=== Direction ===
Everything in the listing except the pictures should be written out exactly.

=== Material provided ===
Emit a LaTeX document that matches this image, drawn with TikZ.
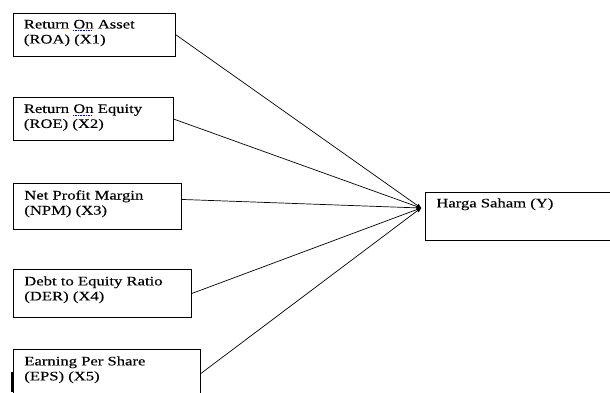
\documentclass[tikz,border=0pt]{standalone}
\usepackage{fontspec}
\setmainfont[FakeStretch=1.28,FakeBold=0.2]{Liberation Serif}
\usepackage{xcolor}
\usetikzlibrary{arrows,positioning}

\newcommand\spellmark[1]{\setbox0\hbox{#1}\rlap{\raisebox{-2.5pt}{\textcolor{blue}{\hbox to\wd0{\leaders\hbox{\rule{1pt}{0.6pt}\hspace{0.6pt}}\hfil}}}}#1}

\tikzset{
  varbox/.style={draw, rectangle, anchor=north west, inner sep=0pt, line width=0.9pt},
  vartext/.style={anchor=north west, inner sep=0pt, align=left, font=\fontsize{13}{15}\selectfont}
}

\begin{document}
\begin{tikzpicture}[->,>=stealth',shorten >=0pt,x=1pt,y=-1pt,line width=0.7pt]
        \useasboundingbox (0,0) rectangle (610,392);
        \clip (0,0) rectangle (610,392);
        % variabel bebas
        \node[varbox, minimum width=162pt, minimum height=43pt] (x1) at (12.5,12.5) {};
        \node[varbox, minimum width=160pt, minimum height=43pt] (x2) at (12.5,97) {};
        \node[varbox, minimum width=168pt, minimum height=46pt] (x3) at (13,183) {};
        \node[varbox, minimum width=178pt, minimum height=48pt] (x4) at (13,269) {};
        \node[varbox, minimum width=187pt, minimum height=48pt] (x5) at (13,349) {};
        % variabel terikat
        \node[varbox, minimum width=200pt, minimum height=48pt] (y) at (425,192) {};
        \node[vartext] (x1t) at ([shift={(11pt,-7pt)}]x1.north west) {Return \spellmark{On} Asset\\(ROA) (X1)};
        \node[vartext] (x2t) at ([shift={(11pt,-7pt)}]x2.north west) {Return \spellmark{On} Equity\\(ROE) (X2)};
        \node[vartext] (x3t) at ([shift={(11pt,-7pt)}]x3.north west) {Net Profit Margin\\(NPM) (X3)};
        \node[vartext] (x4t) at ([shift={(11pt,-7pt)}]x4.north west) {Debt to Equity Ratio\\(DER) (X4)};
        \node[vartext] (x5t) at ([shift={(11pt,-7pt)}]x5.north west) {Earning Per Share\\(EPS) (X5)};
        \node[vartext] (yt) at ([shift={(11pt,-6pt)}]y.north west) {Harga Saham (Y)};
        \coordinate (tip) at (421,208);
        \path (x1.east) edge (tip);
        \path (x2.east) edge (tip);
        \path ([yshift=7pt]x3.east) edge (tip);
        \path (x4.east) edge (tip);
        \path (x5.east) edge (tip);
        \draw[-, line width=1.8pt] (12.2,372) -- (12.2,392);
    \end{tikzpicture}
\end{document}
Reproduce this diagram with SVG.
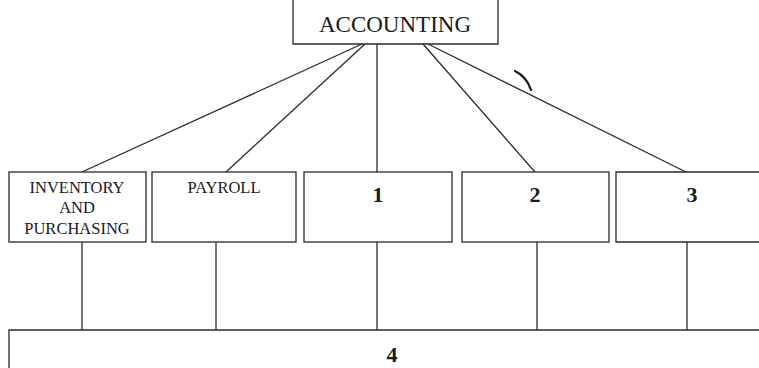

=== Response to this exercise ===
Emit a LaTeX document that matches this image, drawn with TikZ.
\documentclass[tikz,border=0pt]{standalone}
\usepackage{fontspec}
\setmainfont[FakeStretch=1.28,FakeBold=0.2]{Liberation Serif}
\usepackage{xcolor}
\usetikzlibrary{arrows,positioning}

\newcommand\spellmark[1]{\setbox0\hbox{#1}\rlap{\raisebox{-2.5pt}{\textcolor{blue}{\hbox to\wd0{\leaders\hbox{\rule{1pt}{0.6pt}\hspace{0.6pt}}\hfil}}}}#1}

\tikzset{
  varbox/.style={draw, rectangle, anchor=north west, inner sep=0pt, line width=0.9pt},
  vartext/.style={anchor=north west, inner sep=0pt, align=left, font=\fontsize{13}{15}\selectfont}
}

\begin{document}
\begin{tikzpicture}[->,>=stealth',shorten >=0pt,x=1pt,y=-1pt,line width=0.7pt]
        \useasboundingbox (0,0) rectangle (610,392);
        \clip (0,0) rectangle (610,392);
        % variabel bebas
        \node[varbox, minimum width=162pt, minimum height=43pt] (x1) at (12.5,12.5) {};
        \node[varbox, minimum width=160pt, minimum height=43pt] (x2) at (12.5,97) {};
        \node[varbox, minimum width=168pt, minimum height=46pt] (x3) at (13,183) {};
        \node[varbox, minimum width=178pt, minimum height=48pt] (x4) at (13,269) {};
        \node[varbox, minimum width=187pt, minimum height=48pt] (x5) at (13,349) {};
        % variabel terikat
        \node[varbox, minimum width=200pt, minimum height=48pt] (y) at (425,192) {};
        \node[vartext] (x1t) at ([shift={(11pt,-7pt)}]x1.north west) {Return \spellmark{On} Asset\\(ROA) (X1)};
        \node[vartext] (x2t) at ([shift={(11pt,-7pt)}]x2.north west) {Return \spellmark{On} Equity\\(ROE) (X2)};
        \node[vartext] (x3t) at ([shift={(11pt,-7pt)}]x3.north west) {Net Profit Margin\\(NPM) (X3)};
        \node[vartext] (x4t) at ([shift={(11pt,-7pt)}]x4.north west) {Debt to Equity Ratio\\(DER) (X4)};
        \node[vartext] (x5t) at ([shift={(11pt,-7pt)}]x5.north west) {Earning Per Share\\(EPS) (X5)};
        \node[vartext] (yt) at ([shift={(11pt,-6pt)}]y.north west) {Harga Saham (Y)};
        \coordinate (tip) at (421,208);
        \path (x1.east) edge (tip);
        \path (x2.east) edge (tip);
        \path ([yshift=7pt]x3.east) edge (tip);
        \path (x4.east) edge (tip);
        \path (x5.east) edge (tip);
        \draw[-, line width=1.8pt] (12.2,372) -- (12.2,392);
    \end{tikzpicture}
\end{document}
Reproduce this diagram with SVG.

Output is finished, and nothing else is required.